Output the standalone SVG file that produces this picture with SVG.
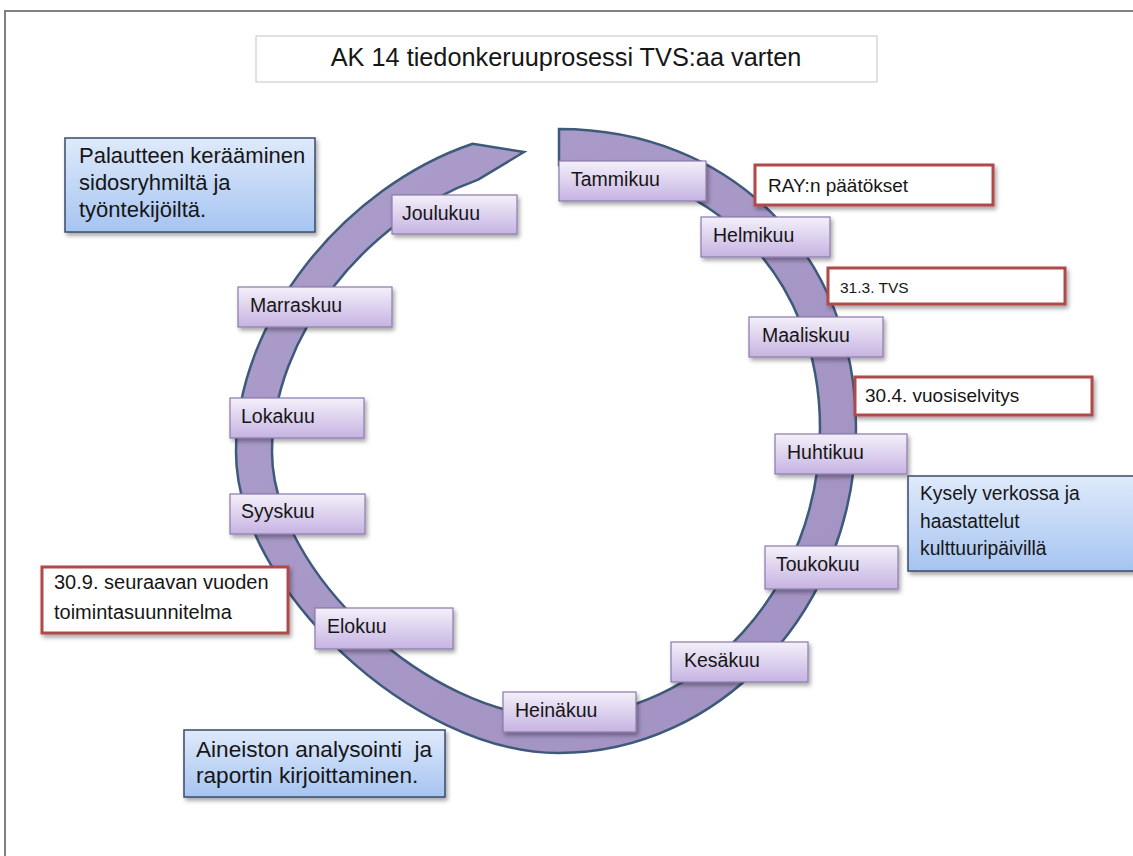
<svg xmlns="http://www.w3.org/2000/svg" width="1133" height="856" viewBox="0 0 1133 856">
<defs>
<linearGradient id="gMonth" x1="0" y1="0" x2="0" y2="1">
<stop offset="0" stop-color="#f4f0fa"/>
<stop offset="1" stop-color="#c6b3e2"/>
</linearGradient>
<linearGradient id="gBlue" x1="0" y1="0" x2="0" y2="1">
<stop offset="0" stop-color="#dfeafb"/>
<stop offset="1" stop-color="#a6c4f1"/>
</linearGradient>
<linearGradient id="gRing" x1="0" y1="0" x2="1" y2="1">
<stop offset="0" stop-color="#ab9dca"/>
<stop offset="1" stop-color="#a292c3"/>
</linearGradient>
<filter id="sh" x="-10%" y="-20%" width="130%" height="160%">
<feDropShadow dx="2" dy="3" stdDeviation="2" flood-color="#000" flood-opacity="0.35"/>
</filter>
<style>
.month rect{fill:url(#gMonth);stroke:#8a7aab;stroke-width:1.2;filter:url(#sh)}
.blue rect{fill:url(#gBlue);stroke:#3b4b69;stroke-width:1.5;filter:url(#sh)}
.red rect{fill:#fff;stroke:#b04848;stroke-width:3;filter:url(#sh)}
text{font-family:"Liberation Sans",Arial,sans-serif;fill:#161616}
.m{font-size:19.5px}
.r{font-size:19px}
</style>
</defs>
<rect width="1133" height="856" fill="#fff"/>
<path d="M5,856 V11 H1133" fill="none" stroke="#808080" stroke-width="2"/>
<g id="title">
<rect x="256" y="36" width="621" height="46" fill="#fff" stroke="#c4c4c4" stroke-width="1"/>
<text x="566" y="66" font-size="25.3" text-anchor="middle">AK 14 tiedonkeruuprosessi TVS:aa varten</text>
</g>
<g id="connectors">
<path id="cycle-arrow" d="M559,129 C731.3,129 856,254.6 856,428 C856,606.8 721.9,753 558,753 C413.1,753 236,587.5 236,452 C236,319.6 344.6,187.1 472.7,143.8 L524,152 L478.2,179.6 C366.2,219.5 272,335.8 272,452 C272,571.3 429.3,717 558,717 C702.1,717 820,587 820,428 C820,275.5 710.4,165 559,165 Z" fill="url(#gRing)" stroke="#3e5a7a" stroke-width="2.5" stroke-linejoin="miter"/>
</g>
<g id="tammikuu" class="month"><rect x="559" y="161" width="147" height="40"/><text class="m" x="571" y="186">Tammikuu</text></g>
<g id="helmikuu" class="month"><rect x="701" y="217" width="129" height="40"/><text class="m" x="713" y="242">Helmikuu</text></g>
<g id="maaliskuu" class="month"><rect x="749" y="317" width="134" height="40"/><text class="m" x="762" y="342">Maaliskuu</text></g>
<g id="huhtikuu" class="month"><rect x="775" y="434" width="132" height="40"/><text class="m" x="787" y="459">Huhtikuu</text></g>
<g id="toukokuu" class="month"><rect x="765" y="546" width="133" height="43"/><text class="m" x="776" y="571">Toukokuu</text></g>
<g id="kesakuu" class="month"><rect x="671" y="642" width="137" height="40"/><text class="m" x="684" y="667">Kesäkuu</text></g>
<g id="heinakuu" class="month"><rect x="503" y="692" width="133" height="40"/><text class="m" x="515" y="717">Heinäkuu</text></g>
<g id="elokuu" class="month"><rect x="315" y="608" width="138" height="41"/><text class="m" x="327" y="633">Elokuu</text></g>
<g id="syyskuu" class="month"><rect x="230" y="494" width="135" height="40"/><text class="m" x="241" y="518">Syyskuu</text></g>
<g id="lokakuu" class="month"><rect x="230" y="398" width="134" height="40"/><text class="m" x="241" y="423">Lokakuu</text></g>
<g id="marraskuu" class="month"><rect x="238" y="287" width="154" height="40"/><text class="m" x="250" y="312">Marraskuu</text></g>
<g id="joulukuu" class="month"><rect x="392" y="195" width="125" height="39"/><text class="m" x="402" y="220">Joulukuu</text></g>
<g id="palaute" class="blue"><rect x="65" y="138" width="250" height="94"/><text font-size="22" x="79"><tspan x="79" y="163">Palautteen kerääminen</tspan><tspan x="79" y="190">sidosryhmiltä ja</tspan><tspan x="79" y="217">työntekijöiltä.</tspan></text></g>
<g id="kysely" class="blue"><rect x="908" y="476" width="230" height="95"/><text font-size="19.3" x="920"><tspan x="920" y="500">Kysely verkossa ja</tspan><tspan x="920" y="528">haastattelut</tspan><tspan x="920" y="555">kulttuuripäivillä</tspan></text></g>
<g id="aineisto" class="blue"><rect x="184" y="730" width="261" height="67"/><text font-size="22.6" x="196" style="white-space:pre"><tspan x="196" y="757">Aineiston analysointi  ja</tspan><tspan x="196" y="783">raportin kirjoittaminen.</tspan></text></g>
<g id="ray" class="red"><rect x="755" y="165" width="238" height="40"/><text class="r" x="768" y="192">RAY:n päätökset</text></g>
<g id="tvs" class="red"><rect x="828" y="268" width="237" height="36"/><text font-size="15.5" x="840" y="293">31.3. TVS</text></g>
<g id="vuosiselvitys" class="red"><rect x="855" y="377" width="237" height="38"/><text class="r" x="865" y="402">30.4. vuosiselvitys</text></g>
<g id="toimintasuunnitelma" class="red"><rect x="42" y="567" width="246" height="66"/><text font-size="20" x="54"><tspan x="54" y="589">30.9. seuraavan vuoden</tspan><tspan x="54" y="619">toimintasuunnitelma</tspan></text></g>
</svg>
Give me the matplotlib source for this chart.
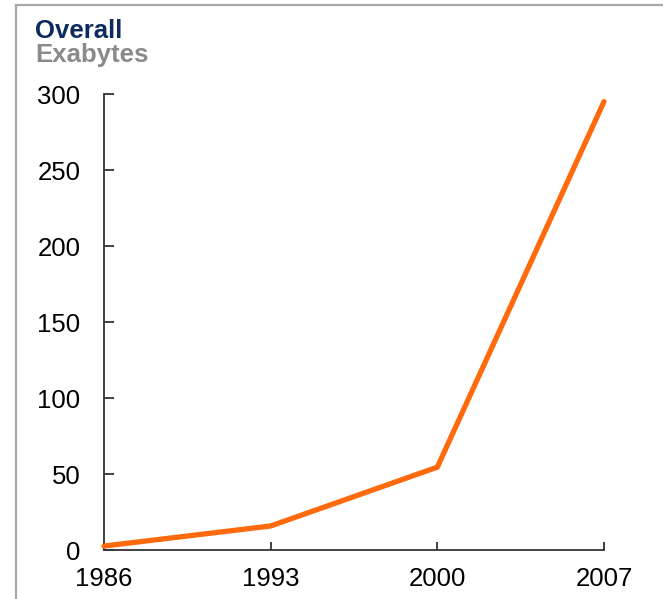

--------------------------------------------------

• [TASK DESCRIPTION]
Without including any pictures, print all of the material exactly as given.

• [TASK RESULT]
Output the standalone SVG file that produces this picture with SVG.
<svg xmlns="http://www.w3.org/2000/svg" width="1133" height="856" viewBox="0 0 1133 856">
<defs>
<linearGradient id="gMonth" x1="0" y1="0" x2="0" y2="1">
<stop offset="0" stop-color="#f4f0fa"/>
<stop offset="1" stop-color="#c6b3e2"/>
</linearGradient>
<linearGradient id="gBlue" x1="0" y1="0" x2="0" y2="1">
<stop offset="0" stop-color="#dfeafb"/>
<stop offset="1" stop-color="#a6c4f1"/>
</linearGradient>
<linearGradient id="gRing" x1="0" y1="0" x2="1" y2="1">
<stop offset="0" stop-color="#ab9dca"/>
<stop offset="1" stop-color="#a292c3"/>
</linearGradient>
<filter id="sh" x="-10%" y="-20%" width="130%" height="160%">
<feDropShadow dx="2" dy="3" stdDeviation="2" flood-color="#000" flood-opacity="0.35"/>
</filter>
<style>
.month rect{fill:url(#gMonth);stroke:#8a7aab;stroke-width:1.2;filter:url(#sh)}
.blue rect{fill:url(#gBlue);stroke:#3b4b69;stroke-width:1.5;filter:url(#sh)}
.red rect{fill:#fff;stroke:#b04848;stroke-width:3;filter:url(#sh)}
text{font-family:"Liberation Sans",Arial,sans-serif;fill:#161616}
.m{font-size:19.5px}
.r{font-size:19px}
</style>
</defs>
<rect width="1133" height="856" fill="#fff"/>
<path d="M5,856 V11 H1133" fill="none" stroke="#808080" stroke-width="2"/>
<g id="title">
<rect x="256" y="36" width="621" height="46" fill="#fff" stroke="#c4c4c4" stroke-width="1"/>
<text x="566" y="66" font-size="25.3" text-anchor="middle">AK 14 tiedonkeruuprosessi TVS:aa varten</text>
</g>
<g id="connectors">
<path id="cycle-arrow" d="M559,129 C731.3,129 856,254.6 856,428 C856,606.8 721.9,753 558,753 C413.1,753 236,587.5 236,452 C236,319.6 344.6,187.1 472.7,143.8 L524,152 L478.2,179.6 C366.2,219.5 272,335.8 272,452 C272,571.3 429.3,717 558,717 C702.1,717 820,587 820,428 C820,275.5 710.4,165 559,165 Z" fill="url(#gRing)" stroke="#3e5a7a" stroke-width="2.5" stroke-linejoin="miter"/>
</g>
<g id="tammikuu" class="month"><rect x="559" y="161" width="147" height="40"/><text class="m" x="571" y="186">Tammikuu</text></g>
<g id="helmikuu" class="month"><rect x="701" y="217" width="129" height="40"/><text class="m" x="713" y="242">Helmikuu</text></g>
<g id="maaliskuu" class="month"><rect x="749" y="317" width="134" height="40"/><text class="m" x="762" y="342">Maaliskuu</text></g>
<g id="huhtikuu" class="month"><rect x="775" y="434" width="132" height="40"/><text class="m" x="787" y="459">Huhtikuu</text></g>
<g id="toukokuu" class="month"><rect x="765" y="546" width="133" height="43"/><text class="m" x="776" y="571">Toukokuu</text></g>
<g id="kesakuu" class="month"><rect x="671" y="642" width="137" height="40"/><text class="m" x="684" y="667">Kesäkuu</text></g>
<g id="heinakuu" class="month"><rect x="503" y="692" width="133" height="40"/><text class="m" x="515" y="717">Heinäkuu</text></g>
<g id="elokuu" class="month"><rect x="315" y="608" width="138" height="41"/><text class="m" x="327" y="633">Elokuu</text></g>
<g id="syyskuu" class="month"><rect x="230" y="494" width="135" height="40"/><text class="m" x="241" y="518">Syyskuu</text></g>
<g id="lokakuu" class="month"><rect x="230" y="398" width="134" height="40"/><text class="m" x="241" y="423">Lokakuu</text></g>
<g id="marraskuu" class="month"><rect x="238" y="287" width="154" height="40"/><text class="m" x="250" y="312">Marraskuu</text></g>
<g id="joulukuu" class="month"><rect x="392" y="195" width="125" height="39"/><text class="m" x="402" y="220">Joulukuu</text></g>
<g id="palaute" class="blue"><rect x="65" y="138" width="250" height="94"/><text font-size="22" x="79"><tspan x="79" y="163">Palautteen kerääminen</tspan><tspan x="79" y="190">sidosryhmiltä ja</tspan><tspan x="79" y="217">työntekijöiltä.</tspan></text></g>
<g id="kysely" class="blue"><rect x="908" y="476" width="230" height="95"/><text font-size="19.3" x="920"><tspan x="920" y="500">Kysely verkossa ja</tspan><tspan x="920" y="528">haastattelut</tspan><tspan x="920" y="555">kulttuuripäivillä</tspan></text></g>
<g id="aineisto" class="blue"><rect x="184" y="730" width="261" height="67"/><text font-size="22.6" x="196" style="white-space:pre"><tspan x="196" y="757">Aineiston analysointi  ja</tspan><tspan x="196" y="783">raportin kirjoittaminen.</tspan></text></g>
<g id="ray" class="red"><rect x="755" y="165" width="238" height="40"/><text class="r" x="768" y="192">RAY:n päätökset</text></g>
<g id="tvs" class="red"><rect x="828" y="268" width="237" height="36"/><text font-size="15.5" x="840" y="293">31.3. TVS</text></g>
<g id="vuosiselvitys" class="red"><rect x="855" y="377" width="237" height="38"/><text class="r" x="865" y="402">30.4. vuosiselvitys</text></g>
<g id="toimintasuunnitelma" class="red"><rect x="42" y="567" width="246" height="66"/><text font-size="20" x="54"><tspan x="54" y="589">30.9. seuraavan vuoden</tspan><tspan x="54" y="619">toimintasuunnitelma</tspan></text></g>
</svg>
Give me the matplotlib source for this chart.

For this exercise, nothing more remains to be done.